In his strictures upon certain contemporary dealers in the supernatural, Mr Gosse is upon surer ground, and will command cordial assent. The method of some eminent novelists who have lately pressing into their service denizens of another world, and even the arch-fiend in human form, is matchless in its naivete. The pity is that Mr. Gosse’s article was penned before he had an opportunity of studying the latest essay in the abnormal launched upon the literary world. We have been reminded how easy it was in the ages of credulity to avoid over-stepping the boundaries of belief. But in Mr. Bram Stoker a writer has arisen who intrepidly assumes that medieval gullibility is in full survival. He appeals to his readers with the most horrid, yet in some respects the most ludicrous, romance of vampiredom to be found in literature. It is a bold attempt to concentrate the fables and superstitions which have existed in Eastern Europe especially for many centuries into a shape sufficiently like reality to cheat the imagination of the nineteenth century. Can the modern reader be induced to bestow a passing belief upon vampires any more than upon sylphs and salamanders? Where most men would answer no, Mr. Stoker says yes, and confidently tries the experiment. It may be argued that he does no more than imitate the hardihood of Sheridan Le Fanu, but that gifted author contented himself with au outline, and never ventured upon the elaboration of detail with which Mr. Stoker surrounds his vampire Count Dracula and the victims upon whom that monster preys in modern England.
There is an extensive literature upon the subject of vampires, which this author must have studied with a minuteness and assiduity just sufficient to wreck his purpose. For If he had not painted into his gruesome portrait all the habits and characteristics supplied by a wealth of tradition, we could have believed in it better. Vampires – the "living dead," whose corpses cannot decay, but who have the power of rising from their graves at night to batten upon the blood of human beings - are the Vroucolakas of the Greeks. They have been treated of by an old German writer, Michael Raufft, in his learned book "De Masticatione Mortuorum in Tumulis," by the Frenchman Calmet, and by many another grave-faced sifter of medieval superstitions. All agree that these unpleasant nocturnal prowlers, who stalk abroad murdering and blood-sucking, are most common in certain countries, to wit, Silesia, Moravia, Hungary. Consequently to Hungary - or rather, well to the eastward of Transylvania - Mr. Stoker betakes himself in search of the home of his foul wanderer. He dwells, half man, half brute, in a gloomy castle in the deepest recesses of the Carpathians, surrounded by a bevy of lovely yet loathsome females, blood suckers like himself. The mistake is that as Mr. Stoker designs to transport his monster to England, there to feast upon the teeming population of the metropolis, he is tempted to introduce Dracula in too strong a light. The more intimately we regard a vampire and take stock of his proceedings, the more disposed we are to forgot horror in scepticism. Ancient records of vampiredom avoided this, partly because they were deliciously vague. Raufft tells mainly of swinish munchings in the grave by certain evil-disposed and voracious corpses, which is n violation of social proprieties, but little more. Colmet, in his dissertation on the vampires of Hungary, contents himself with concluding that there are numbers of "revenans" whose bodies the earth rejects, but he refrains from committing himself to the theory that they may be actually caught either entering or leaving their graves. And ho takes the highly sensible view that a pretension of the Greek Church, to the effect that the earth would not retain corpses which had come under orthodox excommunication, may be accountable for the prevalence of vampiredom in Slavonic countries.

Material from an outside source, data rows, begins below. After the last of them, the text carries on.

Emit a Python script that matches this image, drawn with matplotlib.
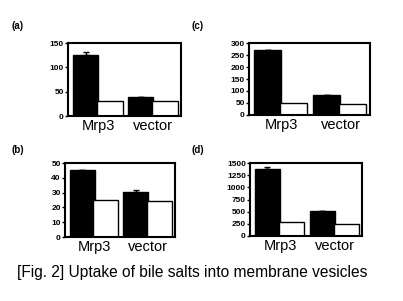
import numpy as np
import matplotlib.pyplot as plt

plt.rcParams['font.family'] = ['Liberation Sans', 'DejaVu Sans']

categorias = ["Mrp3", "vector"]
paneles = ["(a)", "(b)", "(c)", "(d)"]

# black bars (transfected) and white bars (control) for each panel
negro_a = [125, 40]
blanco_a = [30, 30]
err_a = [7, 0]

negro_b = [45, 30.5]
blanco_b = [25, 24]
err_b = [0, 1]

negro_c = [272, 82]
blanco_c = [50, 45]
err_c = [0, 0]

negro_d = [1370, 520]
blanco_d = [280, 250]
err_d = [40, 0]

ymax = [150, 50, 300, 1500]
ypaso = [50, 10, 50, 250]

W, H = 403, 301
fig = plt.figure(figsize=(W / 100, H / 100), dpi=100)


def rect(x0, x1, ytop, ybot):
    return [x0 / W, 1 - ybot / H, (x1 - x0) / W, (ybot - ytop) / H]


cajas = [rect(68, 181, 43, 116), rect(65, 175, 163, 237),
         rect(249, 370, 43, 115), rect(250, 362, 163, 236)]
etiquetas_xy = [(12, 26), (12, 150), (191, 26), (191, 150)]
datos = [(negro_a, blanco_a, err_a), (negro_b, blanco_b, err_b),
         (negro_c, blanco_c, err_c), (negro_d, blanco_d, err_d)]

x = np.arange(len(categorias))
ancho = 0.46

for i in range(4):
    ax = fig.add_axes(cajas[i])
    negro, blanco, err = datos[i]
    yerr = [np.zeros(len(err)), err]
    ax.bar(x - 0.23, negro, ancho, color='black', edgecolor='black', linewidth=1,
           yerr=yerr, error_kw=dict(ecolor='black', elinewidth=1, capsize=2, capthick=1))
    ax.bar(x + 0.21, blanco, ancho, color='white', edgecolor='black', linewidth=1)
    ax.set_xlim(-0.55, 1.5)
    ax.set_ylim(0, ymax[i])
    ax.set_yticks(np.arange(0, ymax[i] + 1, ypaso[i]))
    ax.set_xticks(x)
    ax.set_xticklabels(categorias, fontsize=10.5)
    ax.tick_params(axis='x', length=0, pad=2)
    ax.tick_params(axis='y', length=2, width=1, labelsize=6, pad=1)
    for t in ax.get_yticklabels():
        t.set_fontweight('bold')
    for s in ax.spines.values():
        s.set_linewidth(1.5)
    fig.text(etiquetas_xy[i][0] / W, 1 - etiquetas_xy[i][1] / H, paneles[i],
             fontsize=7, fontweight='bold', va='center', ha='left')

fig.text(17 / W, 1 - 272 / H, "[Fig. 2] Uptake of bile salts into membrane vesicles",
         fontsize=11.2, va='center', ha='left')

fig.savefig("out.png", dpi=100)
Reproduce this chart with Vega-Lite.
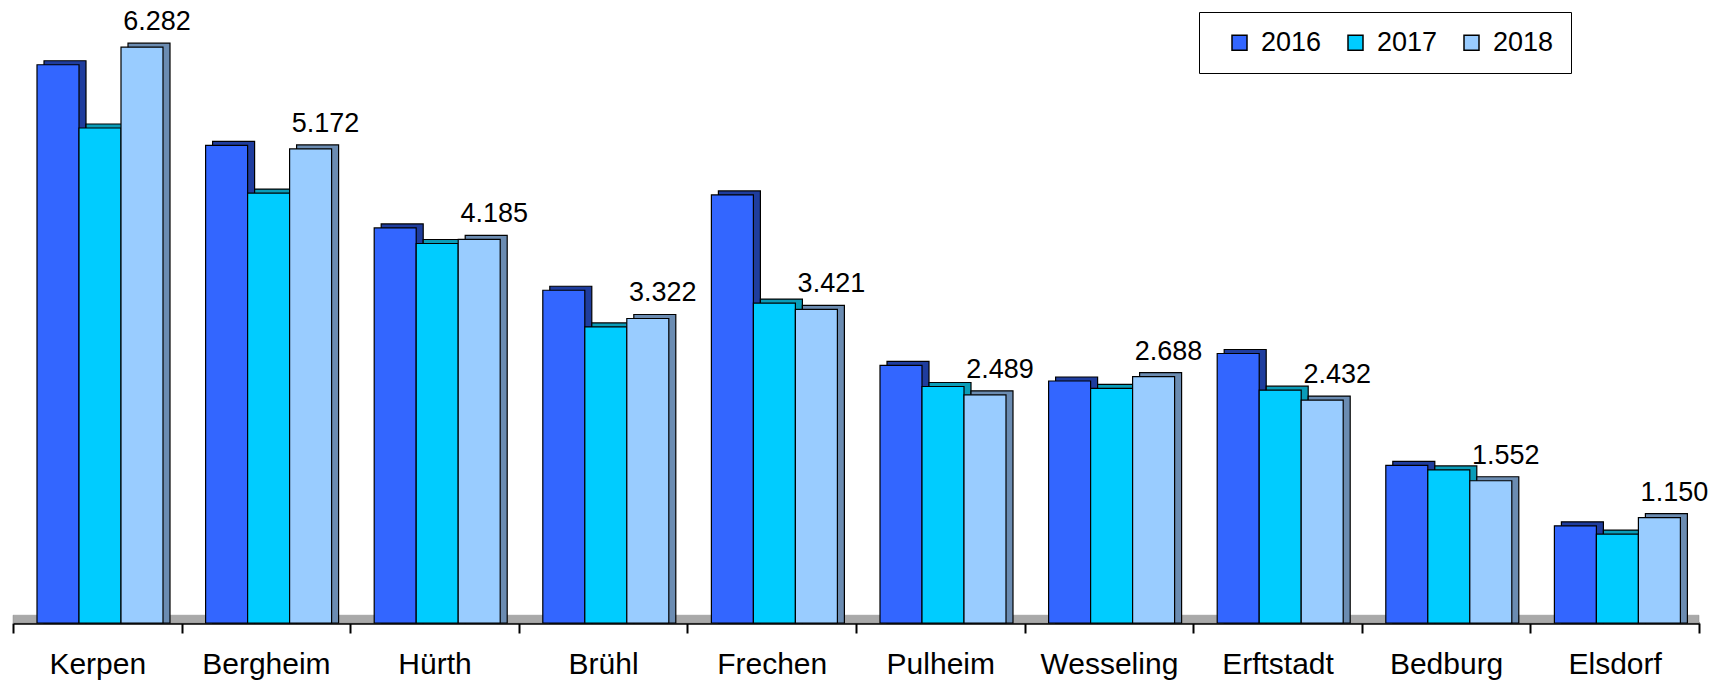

But no difficulties daunt Mr. Bram Stoker. At close quarters we are shown the vampire endowed with nil the attributes which the amalgamated superstitious of the ignorant in all ages have woven about him. He is man insomuch that he must pass the daylight hours in his human form reclining upon a heap of foul-smelling earth, loads of which he convoys with him as personal luggage for this necessary purpose. He casts no shadow, gives back no reflection in any mirror; he can come and go through the merest crevice, can materialise out of moonlight mist, can change at sunrise or sunset to bat or wolf, can command certain of the lower brutes, cannot cross running water save at slack or ebb of tide, can transform into vampires all upon whose blood he feasts; and so forth. We are gravely invited by our romancist to contemplate a monster of this perplexing sort astir in busy London - to watch him being fought by energetic, intelligent men of the modern world with such weapons as garlic flowers, sacred water, and crucifixes. No more staggering demand upon what Mr Gosse terms “temporary credence” could well be made, for Mr Bram Stoker writes for a community mainly Protestant and for an age in which belief in the efficacy of relics and symbols has almost disappeared. It is true that the author does not lean over-confidently upon these agents. They can but alleviate the danger to be apprehended from the viciousness of a vampire out on business. The radical cure is effected as of old by knife and pointed stake. Mr Stoker, though he does presume immensely upon the capacity of modern readers to gape and swallow, concludes that their credulity will not stand a severer test than that of their medieval ancestors. An infallible corrective of vampiredom has always been to cause the suspected grave to be beaten with a hazel twig wielded by a virgin not less than twenty-five years old. Yet in practice the severed head and the stake driven through the heart were ever preferred. When the pinch comes, our latter-day author discards his theory of remedy by exorcism as gracelessly as his predecessors abandoned the hazel twig."